# DanB comments on Utility Maximization = Description Length Minimization

• In my Phd thesis I explored an extension of the compression/​modeling equivalence that’s motivated by Algorithmic Information Theory. AIT says that if you have a “perfect” model of a data set, then the bitstream created by encoding the data using the model will be completely random. Every statistical test for randomness applied to the bitstream will return the expected value. For example, the proportion of 1s should be 0.5, the proportion of 1s following the prefix 010 should be 0.5, etc etc. Conversely, if you find a “randomness deficiency”, you have found a shortcoming of your model. And it turns out you can use this info to create an improved model.

That gives us an alternative conceptual approach to modeling/​optimization.
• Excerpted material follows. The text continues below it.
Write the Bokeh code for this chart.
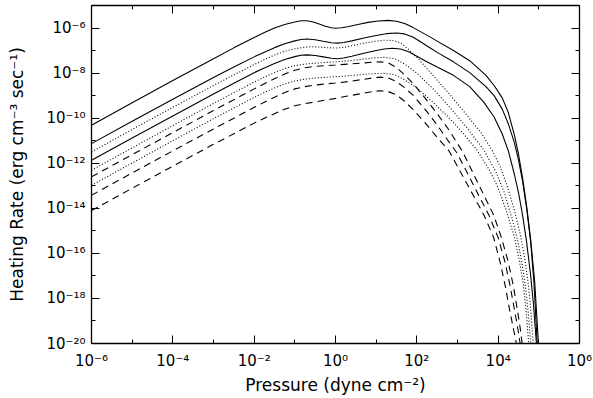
from bokeh.plotting import figure
from bokeh.models import LogAxis, FixedTicker, Range1d
from bokeh.embed import file_html
from bokeh.resources import INLINE

# ---- data (log10 pressure, log10 heating rate) ----
solid_a_logp = [-6, -5, -4, -3, -2.5, -2, -1.75, -1.5, -1.25, -1.0, -0.85, -0.7, -0.55, -0.4, -0.25, -0.1, 0.0, 0.15, 0.3, 0.55, 0.8, 1.05, 1.3, 1.5, 1.7, 1.9, 2.1, 2.3, 2.5, 2.9, 3.3, 3.7, 3.9, 4.1, 4.25, 4.4, 4.5, 4.6, 4.7, 4.8, 4.9, 4.99]
solid_a_logq = [-10.31, -9.32, -8.33, -7.36, -6.88, -6.42, -6.2, -6.0, -5.84, -5.73, -5.68, -5.68, -5.73, -5.82, -5.92, -5.99, -6.01, -5.99, -5.94, -5.84, -5.75, -5.69, -5.66, -5.7, -5.8, -5.97, -6.17, -6.37, -6.58, -7.0, -7.45, -8.1, -8.55, -9.1, -9.75, -10.75, -11.6, -12.65, -13.9, -15.4, -17.3, -20.0]

solid_b_logp = [-6, -5, -4, -3, -2.5, -2, -1.75, -1.5, -1.25, -1.0, -0.85, -0.7, -0.5, -0.3, -0.1, 0.05, 0.2, 0.4, 0.7, 1.0, 1.25, 1.5, 1.7, 1.9, 2.1, 2.3, 2.5, 2.9, 3.3, 3.7, 3.9, 4.1, 4.25, 4.4, 4.5, 4.6, 4.7, 4.8, 4.88, 4.96]
solid_b_logq = [-11.13, -10.14, -9.16, -8.2, -7.73, -7.28, -7.07, -6.87, -6.7, -6.57, -6.51, -6.49, -6.52, -6.59, -6.65, -6.67, -6.64, -6.57, -6.44, -6.33, -6.25, -6.22, -6.26, -6.4, -6.62, -6.85, -7.08, -7.5, -7.98, -8.6, -9.0, -9.6, -10.25, -11.1, -11.85, -12.8, -14.0, -15.5, -17.3, -20.0]

solid_c_logp = [-6, -5, -4, -3, -2.5, -2, -1.75, -1.5, -1.25, -1.0, -0.85, -0.7, -0.5, -0.3, -0.1, 0.05, 0.2, 0.4, 0.7, 1.0, 1.2, 1.4, 1.6, 1.8, 2.0, 2.2, 2.5, 2.9, 3.3, 3.65, 3.9, 4.1, 4.25, 4.4, 4.5, 4.6, 4.7, 4.8, 4.87, 4.94]
solid_c_logq = [-11.87, -10.88, -9.9, -8.93, -8.45, -7.98, -7.77, -7.57, -7.4, -7.27, -7.21, -7.19, -7.22, -7.28, -7.34, -7.36, -7.33, -7.25, -7.12, -7.0, -6.93, -6.9, -6.93, -7.05, -7.25, -7.45, -7.73, -8.1, -8.6, -9.3, -9.95, -10.7, -11.45, -12.5, -13.3, -14.3, -15.5, -17.0, -18.3, -20.0]

dot_a_logp = [-6, -5, -4, -3, -2.5, -2, -1.75, -1.5, -1.25, -1.0, -0.8, -0.6, -0.4, -0.2, 0.0, 0.2, 0.45, 0.7, 1.0, 1.2, 1.4, 1.6, 1.8, 2.0, 2.4, 2.8, 3.2, 3.6, 3.85, 4.05, 4.22, 4.4, 4.55, 4.66, 4.75, 4.81, 4.86]
dot_a_logq = [-11.5, -10.5, -9.52, -8.55, -8.08, -7.62, -7.4, -7.2, -7.03, -6.92, -6.86, -6.83, -6.84, -6.87, -6.89, -6.86, -6.77, -6.67, -6.58, -6.54, -6.55, -6.66, -6.95, -7.3, -8.1, -8.93, -9.8, -10.7, -11.42, -12.15, -13.0, -14.1, -15.2, -16.3, -17.5, -18.7, -20.0]

dot_b_logp = [-6, -5, -4, -3, -2.5, -2, -1.75, -1.5, -1.25, -1.0, -0.75, -0.5, -0.25, 0.0, 0.3, 0.6, 0.9, 1.2, 1.45, 1.7, 2.0, 2.4, 2.8, 3.2, 3.65, 3.95, 4.15, 4.35, 4.5, 4.6, 4.68, 4.75, 4.8]
dot_b_logq = [-12.31, -11.32, -10.33, -9.35, -8.87, -8.4, -8.18, -7.98, -7.8, -7.67, -7.6, -7.56, -7.53, -7.5, -7.46, -7.4, -7.33, -7.3, -7.36, -7.6, -8.0, -8.7, -9.5, -10.35, -11.42, -12.4, -13.3, -14.5, -15.6, -16.6, -17.6, -18.8, -20.0]

dot_c_logp = [-6, -5, -4, -3, -2.5, -2, -1.75, -1.5, -1.25, -1.0, -0.75, -0.5, -0.25, 0.0, 0.3, 0.6, 0.9, 1.2, 1.45, 1.7, 2.0, 2.4, 2.8, 3.15, 3.48, 3.8, 4.0, 4.2, 4.4, 4.52, 4.62, 4.7, 4.75]
dot_c_logq = [-12.98, -11.99, -11.0, -10.02, -9.55, -9.08, -8.86, -8.66, -8.48, -8.35, -8.27, -8.22, -8.19, -8.16, -8.12, -8.07, -8.03, -8.01, -8.07, -8.3, -8.65, -9.3, -10.0, -10.7, -11.42, -12.35, -13.1, -14.1, -15.3, -16.3, -17.4, -18.8, -20.0]

dash_a_logp = [-6, -5, -4, -3, -2.5, -2, -1.75, -1.5, -1.25, -1.0, -0.75, -0.5, -0.25, 0.0, 0.3, 0.6, 0.9, 1.1, 1.3, 1.5, 1.7, 1.9, 2.2, 2.5, 2.8, 3.13, 3.48, 3.89, 4.08, 4.25, 4.38, 4.48, 4.54, 4.59]
dash_a_logq = [-12.6, -11.62, -10.64, -9.66, -9.18, -8.7, -8.47, -8.25, -8.04, -7.87, -7.76, -7.7, -7.67, -7.64, -7.6, -7.56, -7.52, -7.5, -7.55, -7.75, -8.08, -8.45, -9.1, -9.8, -10.55, -11.5, -12.8, -14.3, -15.3, -16.4, -17.5, -18.6, -19.3, -20.0]

dash_b_logp = [-6, -5, -4, -3, -2.5, -2, -1.75, -1.5, -1.25, -1.0, -0.75, -0.5, -0.25, 0.0, 0.3, 0.6, 0.9, 1.1, 1.3, 1.5, 1.7, 1.9, 2.2, 2.5, 2.75, 2.99, 3.36, 3.77, 4.0, 4.17, 4.3, 4.4, 4.48, 4.54]
dash_b_logq = [-13.42, -12.43, -11.45, -10.48, -10.0, -9.52, -9.29, -9.07, -8.86, -8.7, -8.6, -8.53, -8.48, -8.44, -8.38, -8.3, -8.22, -8.18, -8.22, -8.38, -8.65, -8.97, -9.6, -10.3, -10.95, -11.55, -12.85, -14.3, -15.3, -16.4, -17.5, -18.5, -19.3, -20.0]

dash_c_logp = [-6, -5, -4, -3, -2.5, -2, -1.75, -1.5, -1.25, -1.0, -0.75, -0.5, -0.25, 0.0, 0.3, 0.6, 0.9, 1.1, 1.3, 1.5, 1.7, 1.9, 2.2, 2.5, 2.79, 3.2, 3.65, 3.89, 4.05, 4.18, 4.28, 4.37, 4.45]
dash_c_logq = [-14.1, -13.11, -12.13, -11.16, -10.69, -10.22, -10.0, -9.8, -9.6, -9.45, -9.35, -9.28, -9.2, -9.12, -9.02, -8.92, -8.82, -8.78, -8.82, -8.97, -9.25, -9.6, -10.2, -10.85, -11.45, -12.8, -14.3, -15.3, -16.4, -17.5, -18.5, -19.3, -20.0]

x_tick_exp = [-6, -4, -2, 0, 2, 4, 6]
x_tick_labels = ["10\u207b\u2076", "10\u207b\u2074", "10\u207b\u00b2", "10\u2070", "10\u00b2", "10\u2074", "10\u2076"]
x_minor_exp = [-5, -3, -1, 1, 3, 5]
y_tick_exp = [-20, -18, -16, -14, -12, -10, -8, -6]
y_tick_labels = ["10\u207b\u00b2\u2070", "10\u207b\u00b9\u2078", "10\u207b\u00b9\u2076", "10\u207b\u00b9\u2074",
                 "10\u207b\u00b9\u00b2", "10\u207b\u00b9\u2070", "10\u207b\u2078", "10\u207b\u2076"]
y_minor_exp = [-19, -17, -15, -13, -11, -9, -7, -5]

x_title = "Pressure (dyne cm\u207b\u00b2)"
y_title = "Heating Rate (erg cm\u207b\u00b3 sec\u207b\u00b9)"

FONT = "DejaVu Sans"

p = figure(frame_width=488, frame_height=338, x_axis_type="log", y_axis_type="log",
           x_range=Range1d(1e-6, 1e6), y_range=Range1d(1e-20, 1e-5),
           output_backend="svg", toolbar_location=None,
           min_border_left=91, min_border_right=13, min_border_top=5, min_border_bottom=54)
p.xgrid.visible = False
p.ygrid.visible = False
p.outline_line_color = None
p.background_fill_color = "white"
p.border_fill_color = "white"

xt = FixedTicker(ticks=[10.0 ** e for e in x_tick_exp], minor_ticks=[10.0 ** e for e in x_minor_exp])
yt = FixedTicker(ticks=[10.0 ** e for e in y_tick_exp], minor_ticks=[10.0 ** e for e in y_minor_exp])
x_over = {10.0 ** e: s for e, s in zip(x_tick_exp, x_tick_labels)}
y_over = {10.0 ** e: s for e, s in zip(y_tick_exp, y_tick_labels)}
x_blank = {10.0 ** e: " " for e in x_tick_exp}
y_blank = {10.0 ** e: " " for e in y_tick_exp}


def style(ax):
    ax.axis_line_color = "black"
    ax.axis_line_width = 1.3
    ax.major_tick_in = 8
    ax.major_tick_out = 0
    ax.minor_tick_in = 4
    ax.minor_tick_out = 0
    ax.major_tick_line_color = "black"
    ax.minor_tick_line_color = "black"
    ax.major_tick_line_width = 1
    ax.minor_tick_line_width = 1
    ax.major_label_text_font = FONT
    ax.major_label_text_font_size = "15px"
    ax.major_label_text_color = "black"
    ax.axis_label_text_font = FONT
    ax.axis_label_text_font_size = "17px"
    ax.axis_label_text_font_style = "normal"
    ax.axis_label_text_color = "black"


xa = p.xaxis[0]
xa.ticker = xt
xa.major_label_overrides = x_over
xa.axis_label = x_title
style(xa)
xa.major_label_standoff = 8
xa.axis_label_standoff = 2

ya = p.yaxis[0]
ya.ticker = yt
ya.major_label_overrides = y_over
ya.axis_label = y_title
style(ya)
ya.major_label_standoff = 6
ya.axis_label_standoff = 16

top = LogAxis(ticker=xt)
style(top)
top.major_label_overrides = x_blank
top.major_label_text_font_size = "1px"
top.major_label_text_color = None
top.major_label_standoff = 0
p.add_layout(top, "above")

right = LogAxis(ticker=yt)
style(right)
right.major_label_overrides = y_blank
right.major_label_text_font_size = "1px"
right.major_label_text_color = None
right.major_label_standoff = 0
p.add_layout(right, "right")

curves = [
    (solid_a_logp, solid_a_logq, "solid"),
    (solid_b_logp, solid_b_logq, "solid"),
    (solid_c_logp, solid_c_logq, "solid"),
    (dot_a_logp, dot_a_logq, "1 2"),
    (dot_b_logp, dot_b_logq, "1 2"),
    (dot_c_logp, dot_c_logq, "1 2"),
    (dash_a_logp, dash_a_logq, "7 5"),
    (dash_b_logp, dash_b_logq, "7 5"),
    (dash_c_logp, dash_c_logq, "7 5"),
]
for lx, ly, dash in curves:
    p.line([10.0 ** v for v in lx], [10.0 ** v for v in ly],
           line_color="black", line_width=1.1, line_dash=dash)

open("out.html", "w").write(file_html(p, INLINE))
Instead of maximizing a log-likelihood, take an initial model, encode the dataset, and then search the resulting bitstream for randomness deficiencies. This is very powerful because there is an infinite number of randomness tests that you can apply. Once you find a randomness deficiency, you can use it to create an improved model, and repeat the process until the bitstream appears completely random.

The key trick that made the idea practical is that you can use “pits” instead of bits. Bits are tricky, because as your model gets better, the number of bits goes down—that’s the whole point—so the relationship between bits and the original data samples gets murky. A “pit” is a [0,1) value calculated by applying the Probability Integral Transform to the data samples using the model. The same randomness requirements hold for the pitstream as for the bitstream, and there are always as many pits as data samples. So now you can define randomness tests based on intuitive contexts functions, like “how many pits are in the [0.2,0.4] interval when the previous word in the original text was a noun?”
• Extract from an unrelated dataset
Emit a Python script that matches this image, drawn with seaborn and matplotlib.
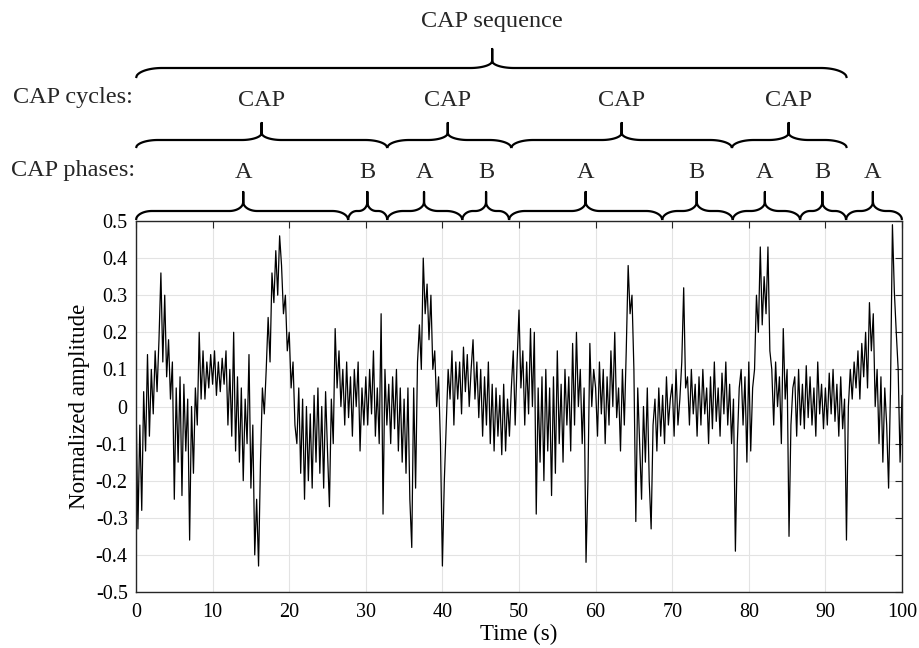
import numpy as np
import pandas as pd
import matplotlib
matplotlib.use("Agg")
import matplotlib.pyplot as plt
import matplotlib.transforms as mtransforms
import seaborn as sns

# signal, 4 samples per second (0 .. 100 s)
amplitude = [
    0.02, -0.33, -0.05, -0.28,   0.04, -0.12, 0.14, -0.08,   0.10, -0.02, 0.15, 0.04,
    0.18, 0.36, 0.12, 0.30,      0.08, 0.18, 0.02, 0.12,     -0.25, 0.05, -0.15, 0.08,
    -0.24, 0.06, -0.12, 0.02,    -0.36, 0.00, -0.18, 0.05,   -0.05, 0.20, 0.02, 0.15,
    0.02, 0.12, 0.05, 0.14,      0.06, 0.15, 0.03, 0.12,     0.04, 0.13, 0.06, 0.15,
    -0.05, 0.10, -0.08, 0.20,    -0.12, 0.08, -0.15, 0.05,   -0.20, 0.02, -0.10, 0.14,
    -0.22, -0.05, -0.40, -0.25,  -0.43, -0.15, 0.05, -0.02,  0.10, 0.24, 0.12, 0.36,
    0.28, 0.42, 0.30, 0.46,      0.38, 0.25, 0.30, 0.15,     0.20, 0.05, 0.12, -0.05,
    -0.10, 0.05, -0.18, 0.02,    -0.25, 0.00, -0.20, -0.02,  -0.22, 0.03, -0.15, 0.05,
    -0.18, 0.00, -0.22, 0.04,    -0.12, -0.27, 0.02, -0.10,  0.21, 0.05, 0.15, 0.00,
    0.10, -0.05, 0.12, -0.03,    0.08, -0.08, 0.10, 0.00,    0.12, -0.12, 0.05, -0.05,
    0.08, -0.05, 0.10, -0.02,    0.15, -0.08, 0.05, -0.10,   0.25, -0.29, 0.10, -0.05,
    0.06, -0.10, 0.08, -0.06,    0.10, -0.12, 0.05, -0.15,   0.02, -0.18, 0.05, -0.25,
    -0.38, 0.05, -0.22, 0.12,    0.22, 0.10, 0.40, 0.25,     0.33, 0.18, 0.30, 0.10,
    0.15, 0.00, 0.08, -0.10,     -0.43, -0.20, -0.05, 0.10,  0.02, 0.15, -0.05, 0.12,
    0.02, 0.12, -0.02, 0.16,     0.04, 0.14, 0.00, 0.10,     0.18, 0.02, 0.12, -0.03,
    0.10, -0.08, 0.08, -0.05,    0.12, -0.10, 0.06, -0.12,   0.05, -0.08, 0.03, -0.13,
    0.06, -0.12, 0.02, -0.08,    0.05, 0.15, -0.05, 0.12,    0.26, 0.05, 0.15, -0.05,
    0.12, -0.02, 0.21, 0.00,     0.20, -0.29, 0.05, -0.15,   0.08, -0.20, 0.10, -0.12,
    0.05, -0.24, 0.08, -0.18,    0.15, -0.10, 0.06, -0.15,   0.10, -0.05, 0.08, -0.12,
    0.17, -0.05, 0.20, 0.00,     0.10, -0.10, 0.05, -0.42,   -0.20, 0.17, 0.00, 0.10,
    0.05, -0.08, 0.12, -0.02,    0.10, -0.10, 0.08, -0.05,   0.15, 0.00, 0.20, -0.03,
    0.05, -0.12, 0.10, -0.05,    0.15, 0.38, 0.25, 0.30,     0.10, -0.31, 0.05, -0.10,
    -0.25, 0.00, -0.15, 0.05,    -0.20, -0.33, -0.05, 0.02,  -0.12, 0.05, -0.08, 0.03,
    -0.10, 0.08, -0.05, 0.02,    0.06, -0.08, 0.10, -0.05,   0.02, 0.12, 0.32, 0.05,
    0.08, -0.05, 0.10, -0.02,    0.06, -0.08, 0.08, -0.05,   0.10, -0.02, 0.05, -0.10,
    0.08, -0.06, 0.12, -0.04,    0.05, -0.08, 0.09, -0.02,   0.12, -0.05, 0.06, -0.10,
    0.02, -0.39, -0.10, 0.05,    0.10, -0.05, 0.08, -0.15,   0.12, -0.12, 0.05, 0.10,
    0.30, 0.20, 0.43, 0.22,      0.35, 0.25, 0.43, 0.15,     0.10, -0.05, 0.12, 0.00,
    0.08, -0.10, 0.21, 0.02,     0.10, -0.35, -0.05, 0.05,   0.08, -0.08, 0.10, -0.05,
    0.06, -0.06, 0.11, -0.03,    0.08, -0.05, 0.05, -0.08,   0.12, -0.02, 0.06, -0.06,
    0.05, -0.05, 0.09, -0.02,    0.10, -0.04, 0.06, -0.08,   0.08, -0.06, 0.02, -0.36,
    0.00, 0.10, 0.02, 0.12,      0.05, 0.15, 0.02, 0.17,     0.08, 0.20, 0.05, 0.28,
    0.15, 0.25, 0.00, 0.10,      -0.10, 0.08, -0.15, 0.05,   -0.05, -0.22, 0.05, 0.49,
    0.31, 0.20, 0.10, -0.15,
    0.03,
]
time = np.linspace(0, 100, len(amplitude))

# CAP annotation (seconds)
phase_edges = [0, 27.7, 32.8, 42.6, 48.7, 68.7, 77.9, 86.7, 92.7, 100]
phase_tips = [14.0, 30.2, 37.6, 45.7, 58.7, 73.2, 82.1, 89.6, 96.2]
phase_labels = ["A", "B", "A", "B", "A", "B", "A", "B", "A"]
cycle_edges = [0, 32.8, 49.0, 77.8, 92.8]
cycle_tips = [16.4, 40.7, 63.4, 85.2]
sequence_edges = [0, 92.8]
sequence_tip = 46.5

W, H = 919, 648
AX_L, AX_R, AX_T, AX_B = 136, 902, 221, 592

sns.set_theme(style="whitegrid")
plt.rcParams['font.family'] = ['Liberation Serif', 'DejaVu Serif']

fig = plt.figure(figsize=(W / 100, H / 100), dpi=100)
ax = fig.add_axes([AX_L / W, 1 - AX_B / H, (AX_R - AX_L) / W, (AX_B - AX_T) / H])

df = pd.DataFrame({"Time": time, "Amplitude": amplitude})
sns.lineplot(data=df, x="Time", y="Amplitude", color="black", linewidth=0.9, ax=ax)

ax.set_xlim(0, 100)
ax.set_ylim(-0.5, 0.5)
ax.set_xticks(np.arange(0, 101, 10))
yt = np.round(np.arange(-0.5, 0.51, 0.1), 1)
ax.set_yticks(yt)
ax.set_yticklabels(["0" if v == 0 else f"{v:g}" for v in yt])
ax.tick_params(direction="in", length=5, width=0.8, color="#262626",
               top=True, right=True, labelsize=14.5, labelcolor="black", pad=6)
ax.tick_params(axis="x", pad=8)
ax.grid(True, color="#e3e3e3", linewidth=0.8)
ax.set_facecolor("white")
for s in ax.spines.values():
    s.set_color("#262626")
    s.set_linewidth(1.0)
ax.set_xlabel("Time (s)", fontsize=16.5, color="black", labelpad=1)
ax.set_ylabel("Normalized amplitude", fontsize=16.5, color="black", labelpad=4)

px_per_unit = (AX_R - AX_L) / 100.0
trans = mtransforms.blended_transform_factory(ax.transData, fig.transFigure)


def brace(x0, x1, xm, y_end, y_body, y_stem, y_tip, r_end=16, r_tip=14):
    # build in pixels, x relative to data origin
    p0, p1, pm = x0 * px_per_unit, x1 * px_per_unit, xm * px_per_unit
    xs, ys = [], []
    u = np.linspace(0, 1, 30)
    for a, b, sign in [(p0, pm, 1), (p1, pm, -1)]:
        half = abs(b - a)
        re = min(r_end, half * 0.45)
        rt = min(r_tip, half * 0.45)
        hx = list(a + sign * re * u) + list(b - sign * rt + sign * rt * u) + [b]
        hy = list(y_end - (y_end - y_body) * np.sqrt(1 - (1 - u) ** 2)) + \
            list(y_body - (y_body - y_stem) * (1 - np.sqrt(1 - u ** 2))) + [y_tip]
        if sign == -1:
            hx, hy = hx[::-1], hy[::-1]
        xs += hx
        ys += hy
    xs = np.array(xs) / px_per_unit
    ys = 1 - np.array(ys) / H
    ax.plot(xs, ys, color="black", linewidth=1.6, transform=trans, clip_on=False,
            solid_capstyle="butt")


for i in range(len(phase_tips)):
    brace(phase_edges[i], phase_edges[i + 1], phase_tips[i], 220, 211, 202, 192)
    ax.text(phase_tips[i], 1 - 172 / H, phase_labels[i], transform=trans,
            ha="center", va="center", fontsize=17.5)
for i in range(len(cycle_tips)):
    brace(cycle_edges[i], cycle_edges[i + 1], cycle_tips[i], 148, 140, 133, 123,
          r_end=22, r_tip=20)
    ax.text(cycle_tips[i], 1 - 100 / H, "CAP", transform=trans,
            ha="center", va="center", fontsize=17.5)
brace(sequence_edges[0], sequence_edges[1], sequence_tip, 78, 68, 61, 49,
      r_end=26, r_tip=22)
ax.text(sequence_tip, 1 - 22 / H, "CAP sequence", transform=trans,
        ha="center", va="center", fontsize=17.5)

fig.text(133 / W, 1 - 98 / H, "CAP cycles:", ha="right", va="center", fontsize=17.5)
fig.text(135 / W, 1 - 170 / H, "CAP phases:", ha="right", va="center", fontsize=17.5)

fig.savefig("out.png", dpi=100)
• Interesting framing. Do you have a unified strategy for handling the dimensionality problem with sub-exponentially-large datasets, or is that handled mainly by the initial models (e.g. hidden markov, bigram, etc)?

• I’m not sure exactly what you mean, but I’ll guess you mean “how do you deal with the problem that there are an infinite number of tests for randomness that you could apply?”

I don’t have a principled answer. My practical answer is just to use good intuition and/​or taste to define a nice suite of tests, and then let the algorithm find the ones that show the biggest randomness deficiencies. There’s probably a better way to do this with differentiable programming—I finished my Phd in 2010, before the deep learning revolution.